Where should I park my emergency fund: high-yield savings accounts vs money market funds?

To maximize the safety of your emergency fund while earning strong interest, park your money in a high-yield savings account if you want straightforward bank insurance. Choose a money market fund if you want to chase slightly higher yields through a brokerage account and do not mind holding low-risk investment securities instead of a traditional bank deposit.

Understanding the mechanics of your cash parking options

An emergency fund requires liquidity and capital preservation, meaning your money must be easy to access at a moment’s notice without the risk of losing your principal balance. Both high-yield savings accounts (HYSAs) and money market funds (MMFs) serve this purpose, but they operate on completely different financial rails.

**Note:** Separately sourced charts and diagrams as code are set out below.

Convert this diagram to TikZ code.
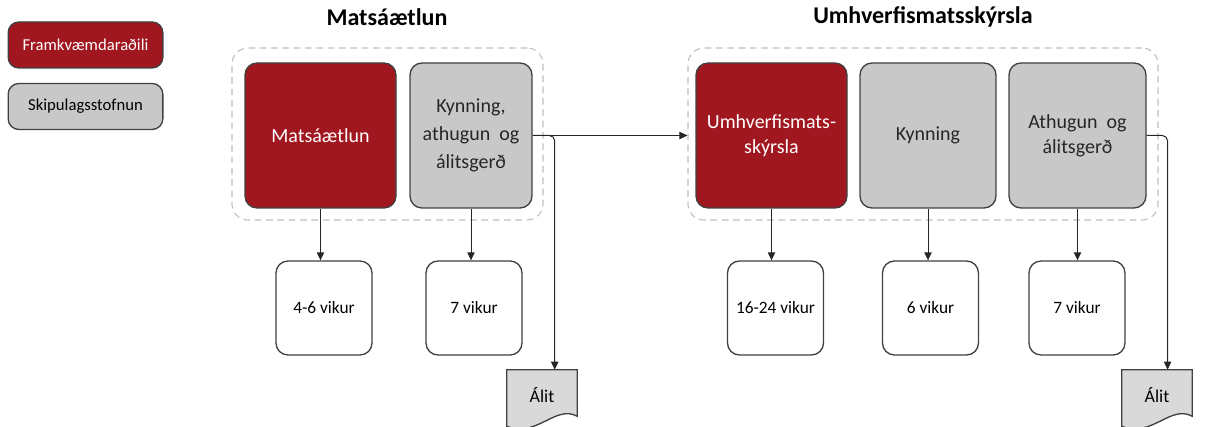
\documentclass[tikz,border=0pt]{standalone}
\usepackage{fontspec}
\setmainfont{Carlito}
\usepackage{tikz}
\usetikzlibrary{positioning,calc,arrows.meta,backgrounds}

\definecolor{matsred}{RGB}{161,23,31}
\definecolor{stofngray}{RGB}{200,200,200}
\definecolor{alitgray}{RGB}{217,217,217}
\definecolor{edgegray}{RGB}{64,64,64}

\begin{document}
\begin{tikzpicture}[x=0.75pt,y=-0.75pt,
    redbox/.style={draw=edgegray, line width=1pt, rounded corners=9pt, fill=matsred,
        text=white, inner sep=0pt, align=center, minimum height=108.75pt,
        font=\fontsize{15}{19}\selectfont},
    graybox/.style={redbox, fill=stofngray, text=black!85},
    legendbox/.style={draw=edgegray, line width=1pt, rounded corners=8pt, inner sep=0pt,
        minimum width=116pt, minimum height=34.5pt, font=\fontsize{12.5}{14}\selectfont},
    weeks/.style={draw=edgegray, line width=1pt, fill=white, rounded corners=9pt,
        minimum width=72pt, minimum height=70.5pt, font=\fontsize{13}{15}\selectfont},
    alitdoc/.style={inner sep=0pt, minimum width=52.5pt, minimum height=37.5pt,
        font=\fontsize{13.5}{15}\selectfont},
    group/.style={draw=gray!50, dashed, dash pattern=on 5pt off 3.5pt, line width=0.8pt,
        rounded corners=12pt, minimum height=129pt},
    arr/.style={-{Triangle[length=6pt,width=5.5pt]}, line width=0.75pt, black!85},
    title/.style={font=\bfseries\fontsize{18}{21}\selectfont}
]
    \useasboundingbox (0,0) rectangle (1211,427);

    % Legend
    \node[legendbox, fill=matsred, text=white] (leg1) at (85.5,45) {Framkvæmdaraðili};
    \node[legendbox, fill=stofngray] (leg2) at (85.5,106.5) {Skipulagsstofnun};

    % Titles
    \node[title] (title1) at (387,17) {Matsáætlun};
    \node[title] (title2) at (923,17) {Umhverfismatsskýrsla};

    % Groups
    \node[group, minimum width=233.25pt] (grp1) at (387.5,134) {};
    \node[group, minimum width=352.5pt] (grp2) at (923,134) {};

    % Stages
    \node[redbox, minimum width=113.25pt] (mat) at (320.5,135.5) {Matsáætlun};
    \node[graybox, minimum width=91.5pt, font=\fontsize{15}{21}\selectfont] (kyn1) at (471,135.5) {Kynning,\\athugun~~og\\álitsgerð};
    \node[redbox, minimum width=113.25pt] (umh) at (771.5,135.5) {Umhverfismats-\\skýrsla};
    \node[graybox, minimum width=102pt] (kyn2) at (928,135.5) {Kynning};
    \node[graybox, minimum width=102.75pt] (ath) at (1077.5,135.5) {Athugun~~og\\álitsgerð};

    % Durations
    \foreach \name/\x/\up/\txt in {vik1/324/mat/4-6 vikur, vik2/474/kyn1/7 vikur,
        vik3/775.5/umh/16-24 vikur, vik4/930.5/kyn2/6 vikur, vik5/1077/ath/7 vikur} {
        \node[weeks] (\name) at (\x,308) {\txt};
        \draw[arr] (\up.south) -- (\up.south |- \name.north);
    }

    % Opinions
    \node[alitdoc] (alit1) at (542,395) {Álit};
    \node[alitdoc] (alit2) at (1157,395) {Álit};
    \begin{scope}[on background layer]
        \foreach \doc in {alit1, alit2} {
            \draw[draw=edgegray, line width=1pt, fill=alitgray]
                (\doc.north west) -- (\doc.north east) -- ($(\doc.south east)+(0,-4)$)
                .. controls ($(\doc.south east)+(-22,-16)$) and ($(\doc.south west)+(30,18)$)
                .. ($(\doc.south west)+(0,6)$) -- cycle;
        }
    \end{scope}

    % Connectors
    \draw[arr] (kyn1.east) -- (kyn1.east -| grp2.west);
    \draw[arr, rounded corners=4pt] (kyn1.east) -| ($(alit1.north west)!0.68!(alit1.north east)$);
    \draw[arr, rounded corners=4pt] (ath.east) -| ($(alit2.north west)!0.65!(alit2.north east)$);
\end{tikzpicture}
\end{document}
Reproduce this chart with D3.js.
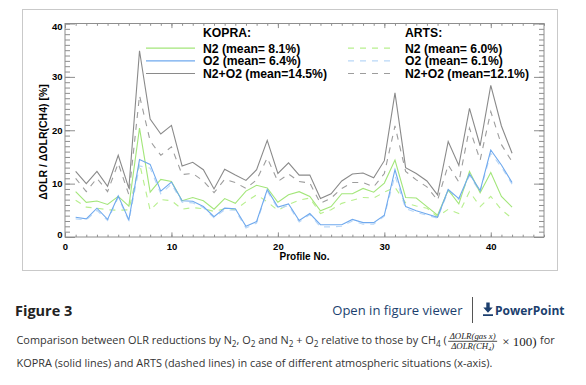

An HYSA is a traditional deposit account offered by banking institutions. When you deposit cash into an HYSA, the bank pays you an elevated interest rate because they use your funds to issue loans to other consumers. The critical mechanism protecting your money here is federal insurance. In the United States, your deposits are legally backed up to 250,000 dollars per depositor, per institution, by the Federal Deposit Insurance Corporation (FDIC) or the National Credit Union Administration (NCUA). This insurance means that even if the bank goes completely bankrupt, your money is legally guaranteed by the government.

An MMF, conversely, is not a bank account at all. It is a highly conservative mutual fund managed by a brokerage firm. When you place your cash into an MMF, the fund automatically purchases ultra-safe, short-term debt securities, such as US Treasury bills, certificates of deposit, and short-term corporate debt. MMFs are strictly regulated to maintain a stable net asset value (NAV) of exactly one dollar per share. While they are incredibly stable, MMFs are investments and are not backed by FDIC insurance. Instead, they carry Securities Investor Protection Corporation (SIPC) coverage, which protects your assets from a brokerage failure but does not protect you from investment losses if the underlying debt defaults.

How to choose between the two cash vehicles

Deciding where to place your emergency cash depends entirely on how you prefer to access your money and where you already manage your finances.

  • Insurance and safety profile: If your absolute priority is an ironclad government guarantee, the HYSA wins due to its FDIC or NCUA backing. While the risk of a high-quality MMF losing value is historically rare, it remains technically possible during catastrophic market failures, making the HYSA the structurally safer option for conservative savers.
  • Yield potential and interest environments: MMFs often react much faster to Federal Reserve interest rate changes than banks do. When interest rates are high or rising, MMFs regularly offer yields that outpace standard HYSAs by a fraction of a percent because their underlying short-term bonds adjust to the market immediately. Banks can be slower to pass these higher yields onto their customers.
  • Access speed and withdrawal rules: HYSAs usually let you transfer money to a linked checking account instantly if they are at the same bank, or within one to two business days via standard bank transfers. MMFs require you to sell your fund shares first during stock market hours, which means it typically takes one business day for the cash to settle and become available for withdrawal.
  • Platform convenience and consolidation: If you already have a brokerage account for retirement or stock trading, using an MMF lets you keep your emergency cash on the same platform, allowing you to view all your assets on a single dashboard. If you prefer keeping your emergency money completely separate from your investing habits to avoid the temptation to spend it, a standalone HYSA at a separate bank provides a helpful psychological barrier.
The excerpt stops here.